##### Provided data #####
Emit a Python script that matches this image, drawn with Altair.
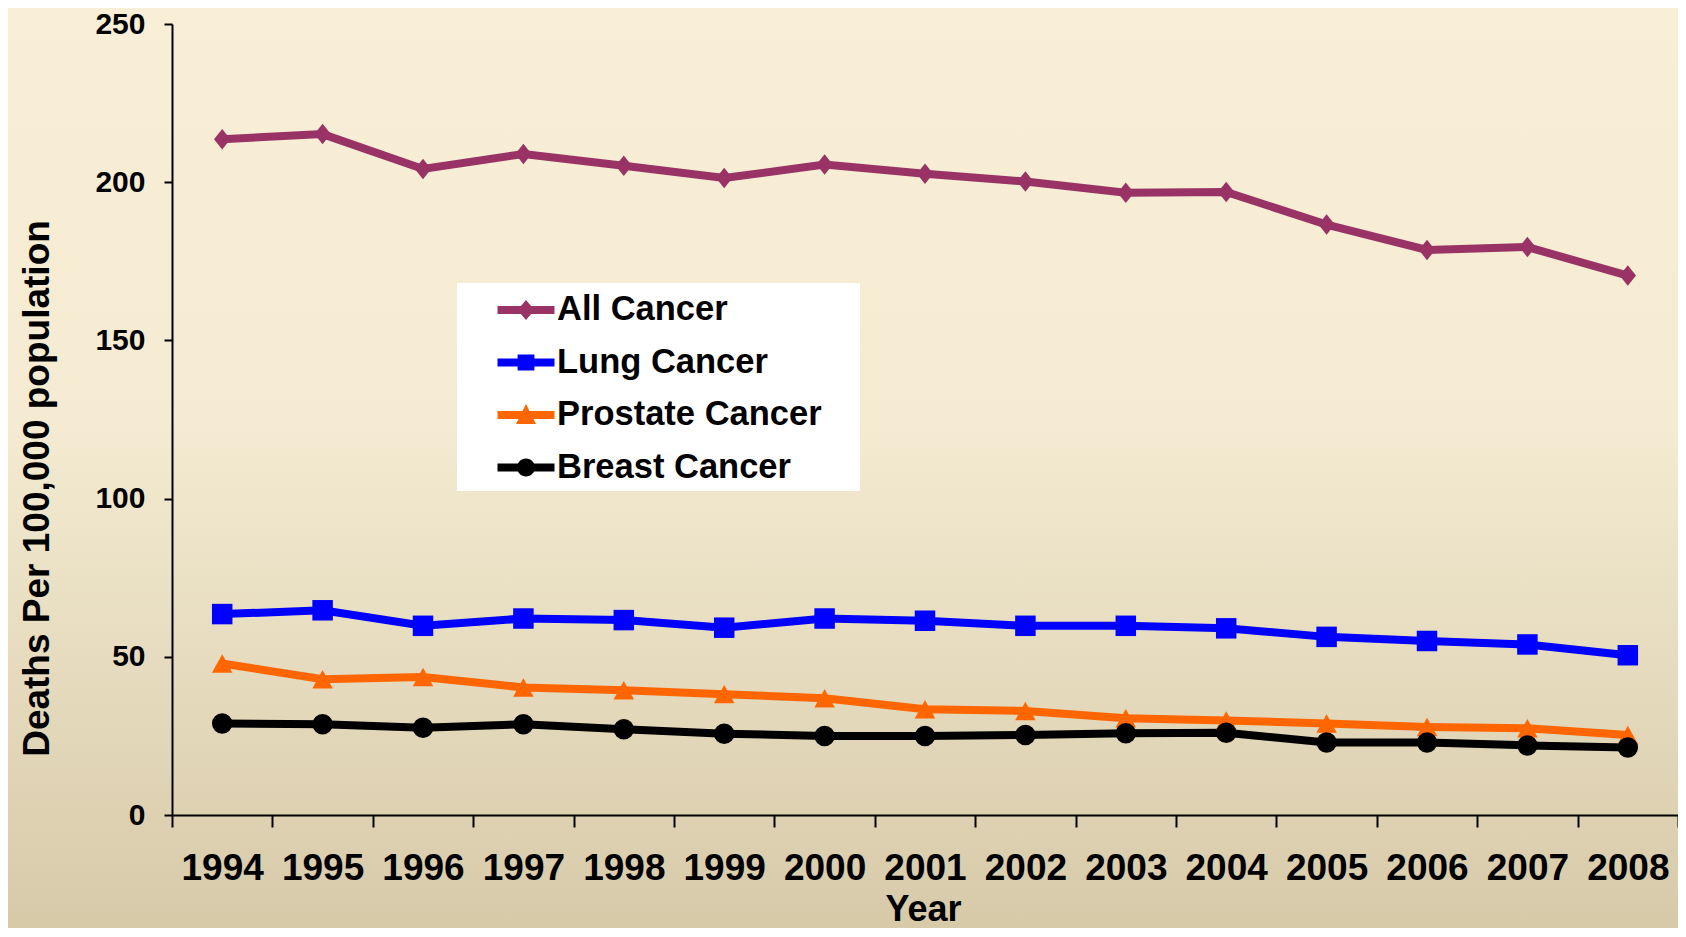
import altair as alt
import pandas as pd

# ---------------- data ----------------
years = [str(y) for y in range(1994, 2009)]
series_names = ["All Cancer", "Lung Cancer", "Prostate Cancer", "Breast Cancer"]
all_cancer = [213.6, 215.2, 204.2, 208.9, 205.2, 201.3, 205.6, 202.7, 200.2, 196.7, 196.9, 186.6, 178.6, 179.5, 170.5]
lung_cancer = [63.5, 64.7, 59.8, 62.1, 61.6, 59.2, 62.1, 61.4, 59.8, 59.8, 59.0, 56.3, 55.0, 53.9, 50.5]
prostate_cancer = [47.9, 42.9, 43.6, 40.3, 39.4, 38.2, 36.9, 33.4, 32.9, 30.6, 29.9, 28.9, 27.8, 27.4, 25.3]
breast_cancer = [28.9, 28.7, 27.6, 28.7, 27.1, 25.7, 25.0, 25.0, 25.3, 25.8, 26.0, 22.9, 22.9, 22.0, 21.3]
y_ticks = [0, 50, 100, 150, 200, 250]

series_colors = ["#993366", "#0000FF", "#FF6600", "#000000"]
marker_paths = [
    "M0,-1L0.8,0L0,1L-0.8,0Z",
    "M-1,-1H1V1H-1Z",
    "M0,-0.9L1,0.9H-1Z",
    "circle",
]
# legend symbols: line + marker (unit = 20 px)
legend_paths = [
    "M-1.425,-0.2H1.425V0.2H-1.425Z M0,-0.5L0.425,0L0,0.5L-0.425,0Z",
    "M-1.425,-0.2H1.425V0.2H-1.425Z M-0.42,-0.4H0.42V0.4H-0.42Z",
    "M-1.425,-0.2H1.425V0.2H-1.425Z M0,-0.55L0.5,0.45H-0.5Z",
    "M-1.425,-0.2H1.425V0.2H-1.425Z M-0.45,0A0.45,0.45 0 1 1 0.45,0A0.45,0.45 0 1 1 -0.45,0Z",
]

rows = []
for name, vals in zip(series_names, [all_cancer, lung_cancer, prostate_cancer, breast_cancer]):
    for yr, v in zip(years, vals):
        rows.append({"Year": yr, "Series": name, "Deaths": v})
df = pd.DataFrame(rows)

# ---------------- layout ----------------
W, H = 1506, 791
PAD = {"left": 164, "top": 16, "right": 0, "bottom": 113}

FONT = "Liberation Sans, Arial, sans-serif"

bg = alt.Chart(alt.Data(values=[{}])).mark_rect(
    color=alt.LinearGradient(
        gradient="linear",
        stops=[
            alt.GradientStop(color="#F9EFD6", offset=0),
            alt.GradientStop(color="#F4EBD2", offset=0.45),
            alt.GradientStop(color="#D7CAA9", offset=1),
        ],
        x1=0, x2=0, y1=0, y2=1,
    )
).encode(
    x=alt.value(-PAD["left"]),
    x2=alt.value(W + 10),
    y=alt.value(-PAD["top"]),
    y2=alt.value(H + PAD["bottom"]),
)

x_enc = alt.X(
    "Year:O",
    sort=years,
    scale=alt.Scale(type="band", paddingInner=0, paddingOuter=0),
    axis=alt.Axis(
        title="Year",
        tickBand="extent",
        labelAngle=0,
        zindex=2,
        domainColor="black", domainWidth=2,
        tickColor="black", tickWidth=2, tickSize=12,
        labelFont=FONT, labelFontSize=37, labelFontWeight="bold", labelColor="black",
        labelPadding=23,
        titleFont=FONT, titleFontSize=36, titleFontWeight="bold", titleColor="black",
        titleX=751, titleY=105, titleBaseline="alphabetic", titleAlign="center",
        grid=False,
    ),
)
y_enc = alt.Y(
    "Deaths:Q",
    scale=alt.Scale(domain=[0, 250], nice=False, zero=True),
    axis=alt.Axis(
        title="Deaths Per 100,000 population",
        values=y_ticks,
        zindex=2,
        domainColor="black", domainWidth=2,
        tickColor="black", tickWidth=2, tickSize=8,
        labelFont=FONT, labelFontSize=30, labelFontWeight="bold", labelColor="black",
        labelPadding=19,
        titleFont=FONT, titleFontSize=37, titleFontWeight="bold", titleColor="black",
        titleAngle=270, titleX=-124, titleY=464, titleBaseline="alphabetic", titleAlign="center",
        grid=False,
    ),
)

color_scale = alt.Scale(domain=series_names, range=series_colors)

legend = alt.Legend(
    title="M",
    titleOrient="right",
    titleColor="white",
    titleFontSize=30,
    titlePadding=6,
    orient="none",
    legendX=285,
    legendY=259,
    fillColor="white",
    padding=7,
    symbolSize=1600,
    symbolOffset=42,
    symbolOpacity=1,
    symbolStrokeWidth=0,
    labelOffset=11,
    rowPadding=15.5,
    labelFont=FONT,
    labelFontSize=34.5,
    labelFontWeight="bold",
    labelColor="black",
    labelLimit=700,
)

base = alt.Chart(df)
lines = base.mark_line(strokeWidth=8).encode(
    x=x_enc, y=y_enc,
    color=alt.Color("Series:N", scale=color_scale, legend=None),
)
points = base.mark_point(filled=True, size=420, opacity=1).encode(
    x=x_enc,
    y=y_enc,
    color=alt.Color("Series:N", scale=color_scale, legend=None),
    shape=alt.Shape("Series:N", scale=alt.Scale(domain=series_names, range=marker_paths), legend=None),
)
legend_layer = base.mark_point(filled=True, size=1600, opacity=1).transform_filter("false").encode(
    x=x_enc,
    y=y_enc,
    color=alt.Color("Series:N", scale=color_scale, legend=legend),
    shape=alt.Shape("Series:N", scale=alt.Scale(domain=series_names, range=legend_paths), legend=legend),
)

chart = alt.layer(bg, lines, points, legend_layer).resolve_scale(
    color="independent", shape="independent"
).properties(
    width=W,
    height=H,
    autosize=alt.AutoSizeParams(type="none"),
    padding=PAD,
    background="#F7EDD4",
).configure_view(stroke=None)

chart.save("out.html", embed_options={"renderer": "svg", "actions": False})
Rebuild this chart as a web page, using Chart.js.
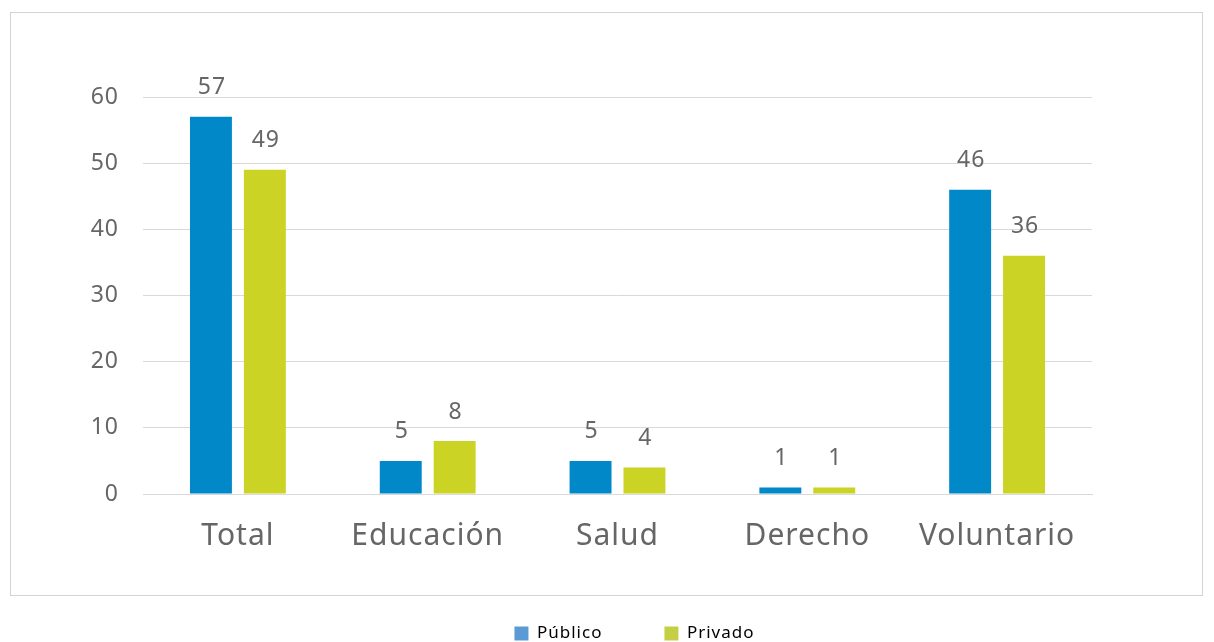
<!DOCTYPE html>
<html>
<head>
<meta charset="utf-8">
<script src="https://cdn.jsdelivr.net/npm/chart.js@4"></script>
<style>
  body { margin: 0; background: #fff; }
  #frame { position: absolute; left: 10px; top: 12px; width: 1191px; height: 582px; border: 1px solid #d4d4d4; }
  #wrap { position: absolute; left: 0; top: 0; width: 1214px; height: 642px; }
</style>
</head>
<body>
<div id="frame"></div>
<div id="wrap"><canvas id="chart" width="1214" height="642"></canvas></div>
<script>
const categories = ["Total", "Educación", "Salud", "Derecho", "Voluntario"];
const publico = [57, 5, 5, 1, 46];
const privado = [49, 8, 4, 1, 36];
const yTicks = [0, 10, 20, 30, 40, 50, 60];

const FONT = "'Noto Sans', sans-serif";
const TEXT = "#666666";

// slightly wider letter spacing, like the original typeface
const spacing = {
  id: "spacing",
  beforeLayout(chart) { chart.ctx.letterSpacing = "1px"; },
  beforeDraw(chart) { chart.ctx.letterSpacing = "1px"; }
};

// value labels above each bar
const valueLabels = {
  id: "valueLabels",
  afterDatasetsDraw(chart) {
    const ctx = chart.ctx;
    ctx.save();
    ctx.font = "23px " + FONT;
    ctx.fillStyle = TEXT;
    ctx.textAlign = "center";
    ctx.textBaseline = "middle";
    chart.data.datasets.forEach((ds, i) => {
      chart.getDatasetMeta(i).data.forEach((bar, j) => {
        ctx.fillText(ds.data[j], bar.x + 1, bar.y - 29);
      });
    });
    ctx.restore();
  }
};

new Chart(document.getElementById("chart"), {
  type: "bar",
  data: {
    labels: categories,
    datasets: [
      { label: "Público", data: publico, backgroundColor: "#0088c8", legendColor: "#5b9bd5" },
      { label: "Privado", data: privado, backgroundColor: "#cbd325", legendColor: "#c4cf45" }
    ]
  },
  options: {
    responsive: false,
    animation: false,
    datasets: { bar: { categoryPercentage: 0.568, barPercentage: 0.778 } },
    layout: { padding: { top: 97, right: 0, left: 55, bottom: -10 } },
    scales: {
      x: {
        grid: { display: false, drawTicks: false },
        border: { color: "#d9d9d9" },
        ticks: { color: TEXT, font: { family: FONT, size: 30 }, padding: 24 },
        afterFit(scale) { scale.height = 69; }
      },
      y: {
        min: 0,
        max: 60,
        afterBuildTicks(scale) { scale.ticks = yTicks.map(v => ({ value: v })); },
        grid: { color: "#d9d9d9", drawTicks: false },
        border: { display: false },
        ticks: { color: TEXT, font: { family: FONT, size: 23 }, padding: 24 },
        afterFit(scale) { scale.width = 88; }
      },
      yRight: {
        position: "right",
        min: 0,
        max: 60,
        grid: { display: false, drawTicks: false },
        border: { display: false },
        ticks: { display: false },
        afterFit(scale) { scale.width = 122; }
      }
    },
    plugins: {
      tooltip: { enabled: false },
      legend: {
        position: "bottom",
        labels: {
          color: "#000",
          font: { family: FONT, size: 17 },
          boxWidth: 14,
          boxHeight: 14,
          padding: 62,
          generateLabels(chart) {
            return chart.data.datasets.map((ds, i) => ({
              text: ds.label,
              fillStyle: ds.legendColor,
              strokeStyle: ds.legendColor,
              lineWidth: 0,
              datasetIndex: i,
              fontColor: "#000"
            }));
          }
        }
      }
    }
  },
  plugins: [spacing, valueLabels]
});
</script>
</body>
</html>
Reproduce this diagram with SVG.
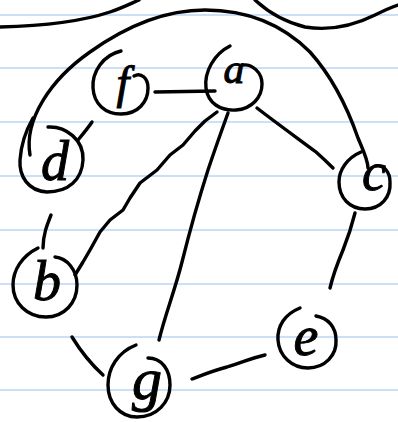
#####
» Set problem
Give the number of lines where the string "script" occurs, without any further text.

» Solved exercise
4